▶ **Your objective**
Pull each line containing "chart" out of the data and copy it.

▶ **Exercise input**
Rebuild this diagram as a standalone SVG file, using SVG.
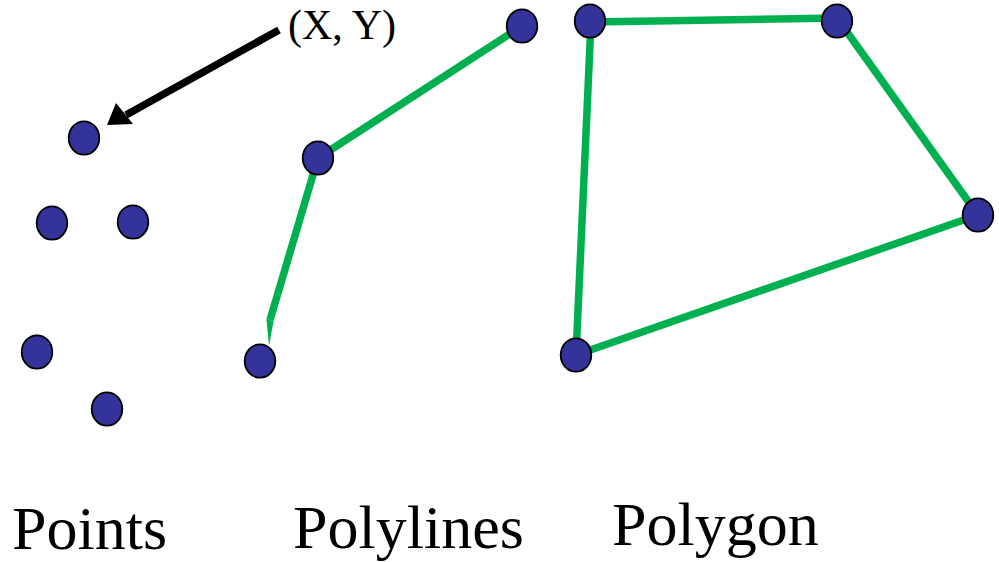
* * *
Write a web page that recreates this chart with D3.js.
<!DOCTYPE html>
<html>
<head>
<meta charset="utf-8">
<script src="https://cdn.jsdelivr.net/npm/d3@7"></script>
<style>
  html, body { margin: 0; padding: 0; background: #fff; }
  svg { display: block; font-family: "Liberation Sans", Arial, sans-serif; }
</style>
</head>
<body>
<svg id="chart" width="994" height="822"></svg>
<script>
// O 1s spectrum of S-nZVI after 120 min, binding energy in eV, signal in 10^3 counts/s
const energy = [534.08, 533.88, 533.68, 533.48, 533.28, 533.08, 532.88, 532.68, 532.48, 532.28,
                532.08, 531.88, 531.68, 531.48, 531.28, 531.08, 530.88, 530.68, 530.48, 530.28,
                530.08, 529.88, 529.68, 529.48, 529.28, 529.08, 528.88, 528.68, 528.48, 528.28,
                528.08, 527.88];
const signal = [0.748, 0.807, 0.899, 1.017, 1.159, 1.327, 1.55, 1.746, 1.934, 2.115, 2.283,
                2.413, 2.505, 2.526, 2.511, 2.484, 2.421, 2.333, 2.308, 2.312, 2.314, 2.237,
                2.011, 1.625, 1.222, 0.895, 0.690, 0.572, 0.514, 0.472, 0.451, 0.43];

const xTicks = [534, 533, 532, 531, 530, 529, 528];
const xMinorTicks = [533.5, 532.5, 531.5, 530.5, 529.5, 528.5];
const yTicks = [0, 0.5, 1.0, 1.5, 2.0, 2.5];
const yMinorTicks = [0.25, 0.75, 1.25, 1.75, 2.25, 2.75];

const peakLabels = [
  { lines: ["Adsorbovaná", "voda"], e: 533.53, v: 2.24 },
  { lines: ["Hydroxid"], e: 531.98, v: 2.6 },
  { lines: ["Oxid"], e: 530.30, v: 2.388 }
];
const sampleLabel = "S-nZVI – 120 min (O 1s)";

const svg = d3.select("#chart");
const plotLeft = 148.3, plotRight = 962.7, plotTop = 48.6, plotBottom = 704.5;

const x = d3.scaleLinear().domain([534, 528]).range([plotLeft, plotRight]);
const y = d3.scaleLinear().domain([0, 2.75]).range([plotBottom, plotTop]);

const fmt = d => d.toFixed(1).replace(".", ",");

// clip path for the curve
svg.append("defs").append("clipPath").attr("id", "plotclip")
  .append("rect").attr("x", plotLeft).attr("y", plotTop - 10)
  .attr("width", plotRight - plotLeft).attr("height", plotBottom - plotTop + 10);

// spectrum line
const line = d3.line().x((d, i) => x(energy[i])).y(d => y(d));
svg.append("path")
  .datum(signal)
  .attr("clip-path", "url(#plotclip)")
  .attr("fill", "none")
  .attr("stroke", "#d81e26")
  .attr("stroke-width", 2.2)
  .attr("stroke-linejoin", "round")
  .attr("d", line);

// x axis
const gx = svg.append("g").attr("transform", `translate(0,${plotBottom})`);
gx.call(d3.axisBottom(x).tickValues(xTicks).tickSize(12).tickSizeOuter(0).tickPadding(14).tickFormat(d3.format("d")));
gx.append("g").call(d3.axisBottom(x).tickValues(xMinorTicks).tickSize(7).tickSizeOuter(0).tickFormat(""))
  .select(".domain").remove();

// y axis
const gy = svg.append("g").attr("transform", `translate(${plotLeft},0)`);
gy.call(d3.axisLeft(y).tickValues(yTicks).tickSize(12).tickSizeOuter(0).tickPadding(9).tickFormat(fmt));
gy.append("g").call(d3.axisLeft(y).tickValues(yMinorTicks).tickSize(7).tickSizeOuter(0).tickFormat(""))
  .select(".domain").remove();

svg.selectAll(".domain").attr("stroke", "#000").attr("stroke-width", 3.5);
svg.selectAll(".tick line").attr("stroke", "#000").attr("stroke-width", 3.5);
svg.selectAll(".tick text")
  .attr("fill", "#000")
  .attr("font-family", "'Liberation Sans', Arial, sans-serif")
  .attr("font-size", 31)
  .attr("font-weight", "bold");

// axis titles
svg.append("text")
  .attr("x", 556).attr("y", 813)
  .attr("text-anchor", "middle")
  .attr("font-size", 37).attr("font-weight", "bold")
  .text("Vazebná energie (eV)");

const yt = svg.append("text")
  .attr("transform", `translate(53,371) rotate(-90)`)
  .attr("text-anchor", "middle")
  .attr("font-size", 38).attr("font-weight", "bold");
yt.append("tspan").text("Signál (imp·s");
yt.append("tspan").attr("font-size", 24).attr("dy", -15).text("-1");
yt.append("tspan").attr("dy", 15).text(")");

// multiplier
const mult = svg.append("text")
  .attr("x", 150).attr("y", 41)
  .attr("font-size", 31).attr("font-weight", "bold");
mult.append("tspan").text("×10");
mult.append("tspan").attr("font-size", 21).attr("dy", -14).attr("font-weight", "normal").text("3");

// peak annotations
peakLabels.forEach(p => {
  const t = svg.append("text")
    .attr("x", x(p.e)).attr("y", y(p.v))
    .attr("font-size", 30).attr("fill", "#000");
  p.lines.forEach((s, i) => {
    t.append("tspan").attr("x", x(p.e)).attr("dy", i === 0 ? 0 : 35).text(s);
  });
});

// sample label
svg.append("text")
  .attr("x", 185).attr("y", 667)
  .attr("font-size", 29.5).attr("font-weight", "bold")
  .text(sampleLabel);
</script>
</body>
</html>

▶ **The result**
Write a web page that recreates this chart with D3.js.
<svg id="chart" width="994" height="822"></svg>
const svg = d3.select("#chart");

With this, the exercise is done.